Overcast and pregnant with rain, the evening clouds were a snapshot of grief. Fatigue wormed its way into my bones with the tenacity of rage. Black chunks of silence haunted me as I stared out my windows. I had retreated to the routine of my life to process being alive, if not whole, but it was far short of living. Waiting in my empty house was too much. I relived the memories of that night for months. One day it struck me. Sometimes we can't bring ourselves to part with attachments to our past. Roush had kept his old home, the ghost of Susan still running about; perhaps hoping to redeem it, give it a second chance. My rage focused itself again and I stepped out, wanting some measure of control back. Maybe if I had told someone ... no, it was my burden, my shame to carry. In the end, we all carried our sins alone.

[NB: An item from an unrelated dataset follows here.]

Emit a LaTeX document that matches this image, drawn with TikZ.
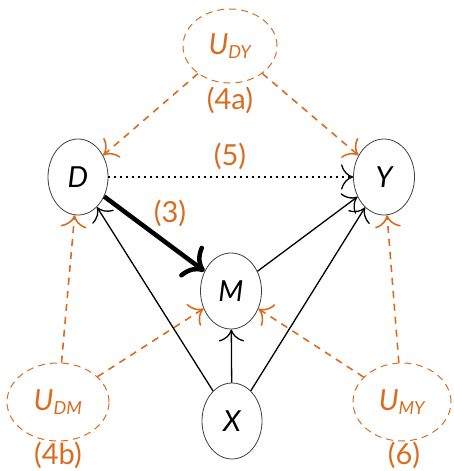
\documentclass[tikz,border=0pt]{standalone}
\usepackage{fontspec}
\setmainfont{Lato}
\usetikzlibrary{shapes.geometric,arrows.meta}
\definecolor{uorange}{RGB}{217,108,30}
\newcommand{\usub}[1]{\textsubscript{\fontsize{18}{20}\selectfont #1}}
\begin{document}
\begin{tikzpicture}[x=1pt,y=-1pt,
  var/.style={ellipse,draw=black!75,line width=0.8pt,fill=white,inner sep=0pt,font=\fontsize{29}{32}\selectfont\itshape},
  uvar/.style={ellipse,draw=uorange,dash pattern=on 7pt off 5pt,line width=1pt,inner sep=0pt,text=uorange,font=\fontsize{29}{32}\selectfont\itshape},
  cause/.style={draw=black,line width=1.3pt,-{Computer Modern Rightarrow[scale=2.7]}},
  conf/.style={draw=uorange,line width=1.6pt,dash pattern=on 7pt off 6pt,-{Computer Modern Rightarrow[scale=2.4]}},
  lab/.style={text=uorange,font=\fontsize{29}{32}\selectfont}]
\useasboundingbox (0,0) rectangle (454,471);
\node[var,minimum width=60pt,minimum height=76pt] (D) at (78,177) {D};
\node[var,minimum width=61pt,minimum height=76pt] (Y) at (384,177) {Y};
\node[var,minimum width=61pt,minimum height=76pt] (M) at (231,291) {M};
\node[var,minimum width=60pt,minimum height=76pt] (X) at (232,421) {X};
\node[uvar,minimum width=94pt,minimum height=74pt] (UDY) at (230,46) {U\usub{DY}};
\node[uvar,minimum width=102pt,minimum height=78pt] (UDM) at (58,402) {U\usub{DM}};
\node[uvar,minimum width=98pt,minimum height=78pt] (UMY) at (402,402) {U\usub{MY}};
\node[lab] (l4a) at (230,100) {(4a)};
\node[lab] (l4b) at (58,455) {(4b)};
\node[lab] (l6) at (404,455) {(6)};
\node[lab] (l5) at (230,156) {(5)};
\node[lab] (l3) at (170,213) {(3)};
\draw[conf] (UDY) -- (D);
\draw[conf] (UDY) -- (Y);
\draw[conf] (UDM) -- (D);
\draw[conf] (UDM) -- (M);
\draw[conf] (UMY) -- (M);
\draw[conf] (UMY) -- (Y);
\draw[cause] (X) -- (D);
\draw[cause] (X) -- (M);
\draw[cause] (X) -- (Y);
\draw[cause] (M) -- (Y);
\draw[cause,dash pattern=on 1.5pt off 4.5pt] (D) -- (Y);
\draw[draw=black,line width=4.5pt,-{Computer Modern Rightarrow[scale=1.6]}] (D) -- (M);
\end{tikzpicture}
\end{document}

A sickening wave of nausea hit me when I saw them. I could still feel the bite of metal cutting into my wrists. The helplessness. The powerlessness. I grew as still as an owl that had spied a field mouse—mice—caught in their own routine. They were reading of all things, nary a worry in the world: Roush a Bible and Lyndsey the day's newspaper. A baby monitor squawked beside her. Three generations of madness under one roof, all of them there of their own free will. All except the boy. I knew it was a boy without even seeing him. The boy never asked to be born, never asked to be caught up in their madness. Strains of classical music emanated from the monitor and from the stairwell.
I wondered if she could know grief or if she would have to torture it out of someone else.
Sidling up the stairs, I stretched my joints that had grown stiff from hiding and waiting. The bedroom door opened without a creak. A homemade mobile-with the letters A, C, T, and G dangling down-danced just out of reach. I didn't know what I believed anymore. Sometimes I wanted to—I needed to—believe someone was paying attention. During the many lonely nights, I'd been tempted to call out in the hope of catching His or Her ear; to remind them of the mess they left behind. I wanted to pretend someone was listening and that they cared. We all made bad decisions, we all wanted forgiveness, to cling to our ritual comforts and console ourselves. I stood over the crib, and the baby glanced at me with mild disinterest. A vague luminescence flickered in the boy's eyes. I knew I stared into a monstrous abyss. This baby born with an empty soul, or rather, a soul not infused by the hand of its Creator. Not capable of choice. Irrational. Instinctual. Spiritually, they had already killed it.